Hugh B Urban is a professor at the Ohio State University. His interests (listed in his entry on the University website) include Comparative Religions and New Religious Movements – he is the author of “The Church of Scientology: A History of a New Religious Movement“, which is an excellent objective account of the organisation’s development.
He is currently interested in “[…]the study of secrecy in religion, particularly in relation to questions of knowledge and power” and is writing a book two books. One of these promises to prove interesting to Scientology-watchers (whether or not it mentions the Church). It is provisionally entitled “Secrecy: The Adornment of Silence, the Vestment of Power. Comparative Studies in Esoteric Religions”.

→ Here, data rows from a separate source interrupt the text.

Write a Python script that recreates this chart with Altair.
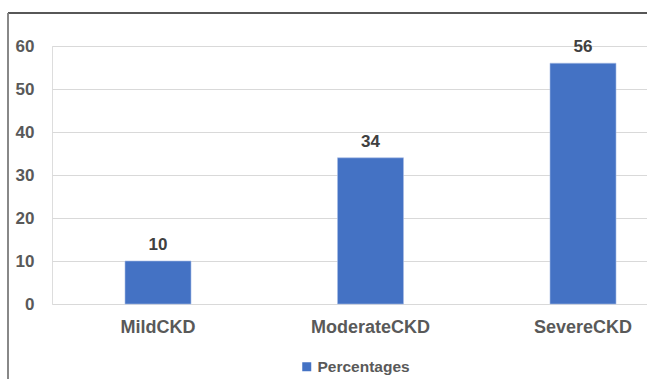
import altair as alt
import pandas as pd

categories = ["MildCKD", "ModerateCKD", "SevereCKD"]
values = [10, 34, 56]
series = ["Percentages", "Percentages", "Percentages"]
y_ticks = [0, 10, 20, 30, 40, 50, 60]

df = pd.DataFrame({"category": categories, "value": values, "series": series})

FONT = "Liberation Sans"
GRAY = "#595959"

x_enc = alt.X(
    "category:N",
    sort=categories,
    title=None,
    scale=alt.Scale(paddingInner=0.6894, paddingOuter=0.2447, align=0.702),
    axis=alt.Axis(
        labelAngle=0, labelFont=FONT, labelFontSize=18, labelFontWeight="bold",
        labelColor=GRAY, labelPadding=14, ticks=False, domain=False, grid=False,
    ),
)
y_enc = alt.Y(
    "value:Q",
    title=None,
    scale=alt.Scale(domain=[0, 60], nice=False),
    axis=alt.Axis(
        values=y_ticks, labelFont=FONT, labelFontSize=17, labelFontWeight="bold",
        labelColor=GRAY, labelPadding=18, ticks=False, domain=False,
        grid=True, gridColor="#d9d9d9", gridWidth=1,
    ),
)

base = alt.Chart(df)

bars = base.mark_bar(stroke="#a9bde6", strokeWidth=0.6).encode(
    x=x_enc,
    y=y_enc,
    color=alt.Color(
        "series:N", title=None,
        scale=alt.Scale(range=["#4472C4"]),
        legend=alt.Legend(
            orient="none", legendX=247, legendY=313, padding=0,
            symbolType="square", symbolSize=81, symbolStrokeWidth=0,
            labelFont=FONT, labelFontSize=15.5, labelFontWeight="bold",
            labelColor=GRAY, labelOffset=3,
        ),
    ),
)

labels = base.mark_text(
    font=FONT, fontSize=17, fontWeight="bold", color="#404040",
    baseline="alphabetic", dy=-11,
).encode(x=alt.X("category:N", sort=categories), y="value:Q", text="value:Q")

top_border = alt.Chart(df).mark_rule(color="#404040", strokeWidth=1.2).encode(
    x=alt.value(-44), x2=alt.value(600), y=alt.value(-33)
)
left_border = alt.Chart(df).mark_rule(color="#808080", strokeWidth=1.2).encode(
    x=alt.value(-44), y=alt.value(-33), y2=alt.value(340)
)

chart = alt.layer(bars, labels, top_border, left_border).properties(
    width=595, height=258,
    autosize=alt.AutoSizeParams(type="none"),
    padding={"left": 52, "top": 46, "right": 0, "bottom": 75},
).configure_view(stroke=None).configure(background="white")

chart.save("out.html", embed_options={"renderer": "svg", "actions": False})
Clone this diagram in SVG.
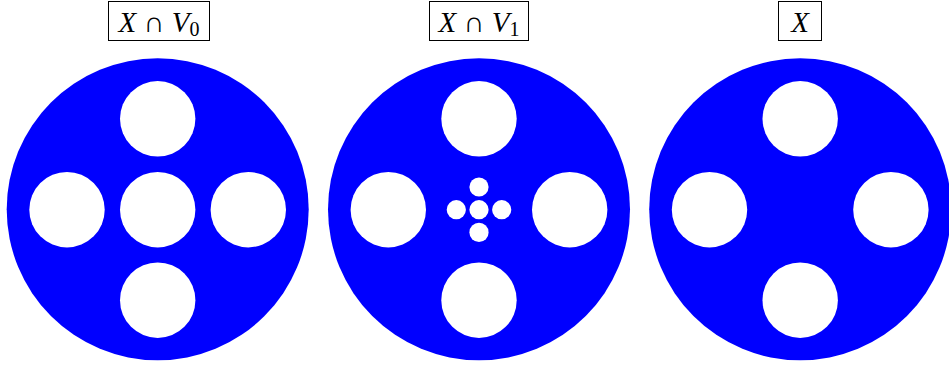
<svg xmlns="http://www.w3.org/2000/svg" width="949" height="367" viewBox="0 0 949 367">
<style>
.disk{fill:#0000ff}
.hole{fill:#ffffff}
.box{fill:#ffffff;stroke:#000000;stroke-width:1}
.lbl{font-family:"Liberation Serif",serif;font-size:29px;fill:#000}
.it{font-style:italic}
.sub{font-size:20px}
</style>
<g id="panel0">
<circle class="disk" cx="157.7" cy="209.3" r="151"/>
<circle class="hole" cx="157.7" cy="118.8" r="37.7"/>
<circle class="hole" cx="157.7" cy="209.7" r="37.7"/>
<circle class="hole" cx="157.7" cy="300.2" r="37.7"/>
<circle class="hole" cx="67" cy="209.7" r="37.7"/>
<circle class="hole" cx="248.3" cy="209.7" r="37.7"/>
</g>
<g id="panel1">
<circle class="disk" cx="479" cy="209.3" r="151"/>
<circle class="hole" cx="479" cy="118.8" r="37.7"/>
<circle class="hole" cx="479" cy="300.2" r="37.7"/>
<circle class="hole" cx="388.3" cy="209.7" r="37.7"/>
<circle class="hole" cx="569.7" cy="209.7" r="37.7"/>
<circle class="hole" cx="479" cy="209.7" r="9.6"/>
<circle class="hole" cx="479" cy="187" r="9.6"/>
<circle class="hole" cx="479" cy="232.4" r="9.6"/>
<circle class="hole" cx="456.3" cy="209.7" r="9.6"/>
<circle class="hole" cx="501.7" cy="209.7" r="9.6"/>
</g>
<g id="panel2">
<circle class="disk" cx="800.2" cy="209.3" r="151"/>
<circle class="hole" cx="800.2" cy="118.8" r="37.7"/>
<circle class="hole" cx="800.2" cy="300.2" r="37.7"/>
<circle class="hole" cx="709.5" cy="209.7" r="37.7"/>
<circle class="hole" cx="890.9" cy="209.7" r="37.7"/>
</g>
<g id="label0">
<rect class="box" x="108.5" y="1.5" width="101" height="39"/>
<text class="lbl" x="159" y="32" text-anchor="middle"><tspan class="it">X</tspan> ∩ <tspan class="it">V</tspan><tspan class="sub" dy="4">0</tspan></text>
</g>
<g id="label1">
<rect class="box" x="429.5" y="1.5" width="99" height="39"/>
<text class="lbl" x="479" y="32" text-anchor="middle"><tspan class="it">X</tspan> ∩ <tspan class="it">V</tspan><tspan class="sub" dy="4">1</tspan></text>
</g>
<g id="label2">
<rect class="box" x="778.5" y="1.5" width="43" height="39"/>
<text class="lbl it" x="800" y="32" text-anchor="middle">X</text>
</g>
</svg>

This article combines those two interests – and weaves in another thread that is vital to an understanding of the Church of Scientology – the atmosphere of cold war paranoia that pervaded its origins and captured the imagination of it’s creator, L Ron Hubbard.
It is no coincidence that the Church of Scientology emerged and achieved its height of popularity in the years between 1950 and 1990 – roughly the period of the Cold War.
Urban proposes that Scientology’s attitude towards outsiders is a consequence of Hubbard exploiting the prevalent Cold War paranoia. He used this to justify building an oppressive security apparatus (modelled on the CIA and FBI) into his new Church.
Even the doctrine of the church of Scientology is subject to the strictest of security. Scientology is a religion that takes secrecy to extremes, and manifestly uses it to control its members.
- Scientologists are told that they must approach each stage of their ‘initiation’ in a fixed sequence (“on a gradient”) and actively avoid learning anything about the higher levels because doing so before they have been prepared will be harmful. Famously, adherents are warned to not to look at the OT3 materials (which are available online) because, if they do they will die of pneumonia.
- Scientologists are forbidden from discussing the material they have learned with each other – even with people who are ‘studying’ the same level at the same time.
Similarly the Church bureaucracy is hierarchical and compartmentalised – no one knows more than they need to know.
Urban also examines the later innovations of “Security Checks”, witch hunts for “Suppressive Persons”, the policy of “Fair Game” (which led to the Church’s well document espionage and ‘dirty tricks’ projects) and its losing battle against Internet critics.
This is a remarkably relevant read that views Scientology as a Cold War hangover – one that might receive a new impetus from the contemporary “War on Terror” (which arguably repeats many of the mistakes made during the Cold War).